= Neil Rees (legal scholar) =

Australian jurist and legal academic

Professor Neil Rees is an Australian jurist and legal academic. He is a former Chairperson of the Victorian Law Reform Commission (VLRC), Victoria's chief law reform organisation.

Rees obtained a Bachelor of Laws and a Bachelor of Jurisprudence from Monash University where, as an undergraduate, he helped to found the Monash Springvale Community Legal Centre - the first university-based, and now the oldest continually running community legal centre in Australia.

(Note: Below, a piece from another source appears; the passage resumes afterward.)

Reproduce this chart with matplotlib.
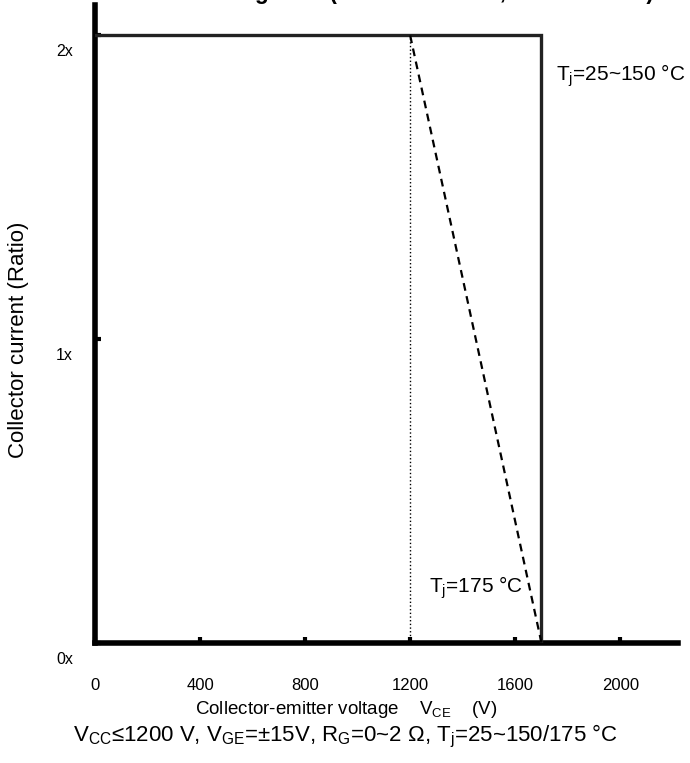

After graduating, Rees was admitted as a Barrister and Solicitor in Victoria. He then worked in legal practice, including with the Aboriginal Legal Aid Service. Rees then moved into the public service to become Assistant Director of Policy and Research for the Victorian Attorney-General. Following this, Rees moved into academia, taking up a position at the University of New South Wales as Director of Legal Education. In 1991, Professor Rees was appointed foundation Dean at the University of Newcastle Law School. His research focus as an academic was in equal opportunity law, employment law and administrative law. His prior appointments include President of the Mental Health Review Board and Chairman of the Psychosurgery Review Board.

On 20 February 2007, Victorian Attorney-General Rob Hulls announced that Rees would replace Marcia Neave as the Chairperson of the Victorian Law Reform Commission, a position Rees as held since June 2007. Rees handed down one of the Commission's most discussed reports in recent years in May 2008, advising the Victorian Government on the decriminalisation of abortion.